I'll get some Pics of a opened up deck for ya . 
the reasdon to open the back as well is so the the mower wont fill up and bog it also avoids the deck hanging up on sapling stobs that the blade has just cut .

agmantoo

What I did when putting on the straw chopper blades was to first get the blades and bolts I marked the snapper blade for the bolt holes and where to cut the old blade off . use a center punch to mark the center of the bolt hole to be drilled . It was really a pretty simple deal I drilled the holes with a cordless drill but I do reccomend getting a high quality drill bit .


----------



## Terrco (Oct 17, 2006)

Forgive my cityslickeredness, but what exactly is a straw chopper blade? I've looked all over the internet and can't find anything as you described? Is there a different name? I'd love to see a photo of your blade setup if you've got the time.

Thanks.
TC
[email protected]


----------



## scott (May 11, 2002)

i picked up an 8hp snapper at an auction friday evening for 45 bucks... got home checked the oil, put in some gas and was mowing grass...

i want to see pictures of the deck cutouts too!


----------



## PyroDon (Jul 30, 2006)

Terrco said:


> Forgive my cityslickeredness, but what exactly is a straw chopper blade? I've looked all over the internet and can't find anything as you described? Is there a different name? I'd love to see a photo of your blade setup if you've got the time.
> 
> Thanks.
> TC
> [email protected]


search for combine parts , a straw chopper chops up the stems leaving a combine. Sorry i dont have a parts number but you can get them or disc mower blades and bolts from TSC or Adwoods farm supplies. 
the ones I picked up are about 4 and a half inches long total with a bit over 3" cutting edge. They are also reversable .

One of the spindles went out on my craftsman mower today so I will be opening the front and back a bit on it and welding angle iron braces to stiffen the deck some . Id like to mount a trash basket on the back as well . 

Careful with a cutting torch they can be habit forming . 
Im taking ours to an old gleaner combine I bought for $500 and drove home.
Im cutting most of the sheet metal off the header and hope to use it as a swather to cut hay. If that doesn't work out my cousin picked me up a 12 ft snow blade off a state truck at auction that I'll mount in place of the header and clear parking lots in town . the grain bin and augar will get mounted on a trailer to pick up bulk feed. we are making a self powered pull type flail mower out of the straw chopped on the combine


----------



## clovis (May 13, 2002)

nathan104 said:


> Cutting a larger discharge area can increase the function on most of the mowers out there. I dont know why they make them so small to begin with. If you get into thick grass with moisture 90% of the riding and pushmower out there will clog.
> 
> I know lots of people who make brush mowers out of old push mowers. Just cut off the front lip and cut the disharge side open alot more. Does a decent job. But you old riding mower idea is a great one to.
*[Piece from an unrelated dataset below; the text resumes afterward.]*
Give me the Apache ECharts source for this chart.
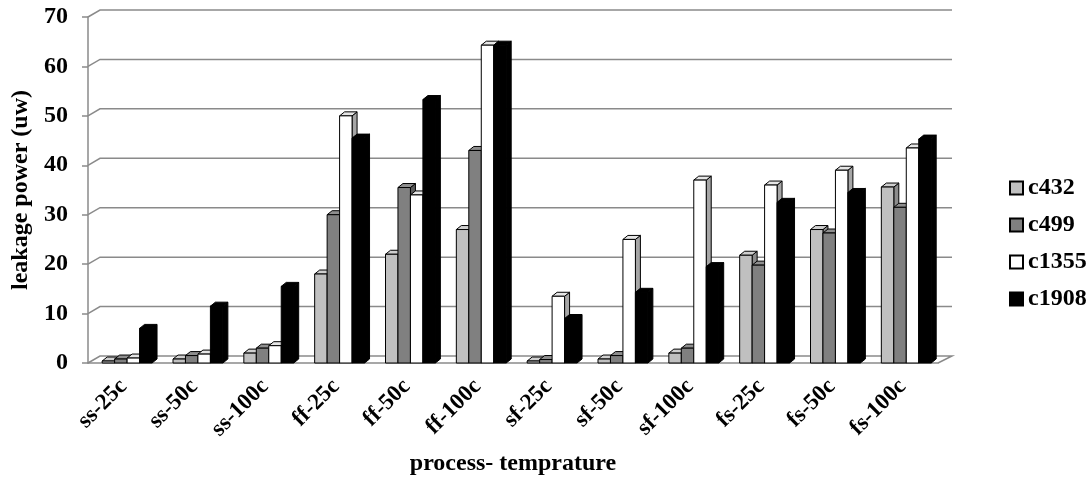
<!DOCTYPE html>
<html>
<head>
<meta charset="utf-8">
<title>leakage power</title>
<script src="https://cdn.jsdelivr.net/npm/echarts@6/dist/echarts.min.js"></script>
<style>
  html, body { margin: 0; padding: 0; background: #fff; }
  #chart { width: 1091px; height: 477px; }
</style>
</head>
<body>
<div id="chart"></div>
<script>
const categories = ['ss-25c', 'ss-50c', 'ss-100c', 'ff-25c', 'ff-50c', 'ff-100c', 'sf-25c', 'sf-50c', 'sf-100c', 'fs-25c', 'fs-50c', 'fs-100c']
const c432 = [0.4, 0.8, 2, 18, 22, 27, 0.4, 0.8, 2, 21.8, 27, 35.6]
const c499 = [0.8, 1.5, 3, 30, 35.5, 43, 0.7, 1.5, 3, 19.8, 26.3, 31.5]
const c1355 = [1, 1.8, 3.5, 50, 34, 64.3, 13.5, 25, 37, 36, 39, 43.5]
const c1908 = [7, 11.5, 15.5, 45.5, 53.3, 64.3, 9, 14.3, 19.5, 32.5, 34.5, 45.3]
const yTicks = [0, 10, 20, 30, 40, 50, 60, 70]

const font = "'Liberation Serif', 'DejaVu Serif', serif"
const gridGray = '#8a8a8a'

// front, top, side face colours
const seriesDefs = [
  { name: 'c432', data: c432, faces: ['#c0c0c0', '#cfcfcf', '#8c8c8c'] },
  { name: 'c499', data: c499, faces: ['#808080', '#8e8e8e', '#5a5a5a'] },
  { name: 'c1355', data: c1355, faces: ['#ffffff', '#e6e6e6', '#a6a6a6'] },
  { name: 'c1908', data: c1908, faces: ['#000000', '#000000', '#000000'] }
]

function barItem(idx, faces) {
  return function (params, api) {
    const cat = api.value(0)
    const base = api.coord([cat, 0])
    const top = api.coord([cat, api.value(1)])
    const band = api.size([1, 0])[0]
    const w = band * 0.176
    const x0 = base[0] - band / 2 + band * 0.2 + idx * w
    const x1 = x0 + w
    const yb = base[1]
    const yt = top[1]
    const dx = 5
    const dy = 4
    const edge = { stroke: '#000', lineWidth: 1, lineJoin: 'round' }
    return {
      type: 'group',
      children: [
        {
          type: 'polygon',
          shape: { points: [[x1, yb], [x1 + dx, yb - dy], [x1 + dx, yt - dy], [x1, yt]] },
          style: Object.assign({ fill: faces[2] }, edge)
        },
        {
          type: 'polygon',
          shape: { points: [[x0, yt], [x0 + dx, yt - dy], [x1 + dx, yt - dy], [x1, yt]] },
          style: Object.assign({ fill: faces[1] }, edge)
        },
        {
          type: 'rect',
          shape: { x: x0, y: yt, width: w, height: yb - yt },
          style: Object.assign({ fill: faces[0] }, edge)
        }
      ]
    }
  }
}

function wallItem(params, api) {
  const cs = params.coordSys
  const v = api.value(1)
  const y = api.coord([0, v])[1]
  const points = [[cs.x, y], [cs.x + 12, y - 7], [cs.x + cs.width + 14, y - 7]]
  if (v === 0) {
    points.push([cs.x + cs.width, y])
  }
  return {
    type: 'polyline',
    shape: { points: points },
    style: { stroke: gridGray, lineWidth: 1.5, fill: null }
  }
}

const chart = echarts.init(document.getElementById('chart'))

const series = [
  {
    type: 'custom',
    name: 'wall',
    silent: true,
    z: 1,
    renderItem: wallItem,
    data: yTicks.map(v => [0, v]),
    encode: { x: 0, y: 1 }
  }
]
seriesDefs.forEach((s, i) => {
  series.push({
    type: 'custom',
    name: s.name,
    z: 2,
    renderItem: barItem(i, s.faces),
    itemStyle: { color: s.faces[0], borderColor: '#000', borderWidth: 1 },
    data: s.data.map((v, j) => [j, v]),
    encode: { x: 0, y: 1 }
  })
})

chart.setOption({
  animation: false,
  backgroundColor: '#fff',
  grid: { left: 88, right: 153, top: 17, bottom: 114, containLabel: false, outerBoundsMode: 'none' },
  legend: {
    data: seriesDefs.map(s => s.name),
    orient: 'vertical',
    left: 1004,
    top: 171,
    icon: 'rect',
    itemWidth: 13,
    itemHeight: 13,
    itemGap: 13,
    textStyle: { fontFamily: font, fontWeight: 'bold', fontSize: 24, color: '#000' }
  },
  xAxis: {
    type: 'category',
    data: categories,
    name: 'process- temprature',
    nameLocation: 'middle',
    nameGap: 89,
    nameTextStyle: { fontFamily: font, fontWeight: 'bold', fontSize: 24, color: '#000' },
    axisLine: { lineStyle: { color: gridGray, width: 1.5 } },
    axisTick: { length: 5, lineStyle: { color: gridGray, width: 1.5 } },
    axisLabel: {
      interval: 0,
      rotate: 45,
      margin: 20,
      fontFamily: font,
      fontWeight: 'bold',
      fontSize: 23,
      color: '#000'
    }
  },
  yAxis: {
    type: 'value',
    min: 0,
    max: 70,
    interval: 10,
    name: 'leakage power (uw)',
    nameLocation: 'middle',
    nameGap: 55,
    nameTextStyle: { fontFamily: font, fontWeight: 'bold', fontSize: 24, color: '#000' },
    axisLine: { show: true, lineStyle: { color: gridGray, width: 1.5 } },
    axisTick: { show: true, length: 6, lineStyle: { color: gridGray, width: 1.5 } },
    splitLine: { show: false },
    axisLabel: { margin: 20, fontFamily: font, fontWeight: 'bold', fontSize: 24, color: '#000' }
  },
  series: series
})
</script>
</body>
</html>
Aren't the side discharge openings small because the spinning blades and the deck create a vacuum?

This vacuum sucks the grass upwards so it gets an even cut.

I will say that widening a deck...especially a push mower deck...will weaken the deck significantly.

You all probably knew this stuff already...I just don't want anyone to get hurt with a weak deck while mowing.

Clove


----------



## Quint (Nov 12, 2004)

My dad had one of those snapper mowers like that! I haven't seen one in ages. I do mean had too. When I was but a young Quint in the early single digits of existence I was in the garage with my friends and of course we were playing on the lawnmower pretending it was a car or some such thing. Well, someone got the brilliant idea that we needed to fill it up. What we decided to fill it up with was sand. Off came the gas cap and in went the sand. We had a great time gathering hand fulls of sand and carefully pouring them in the tank. Dad had less of a good time when he went to cut the grass.

As for using a lawn mower as a brush hog I cut some terribly tall stuff with mine. it's a 19 horse with a 42 inch deck. I cut weeds and brush taller than my head. It will chew up and spit out just about anything I care to drive over except for scrap metal and logs.


----------



## michiganfarmer (Oct 15, 2005)

PyroDon said:


> I would also suggest filling the front tires with cheap silicone caulking to avoid flats and about two bottles of slime in the back tires .


that is a good idea.


----------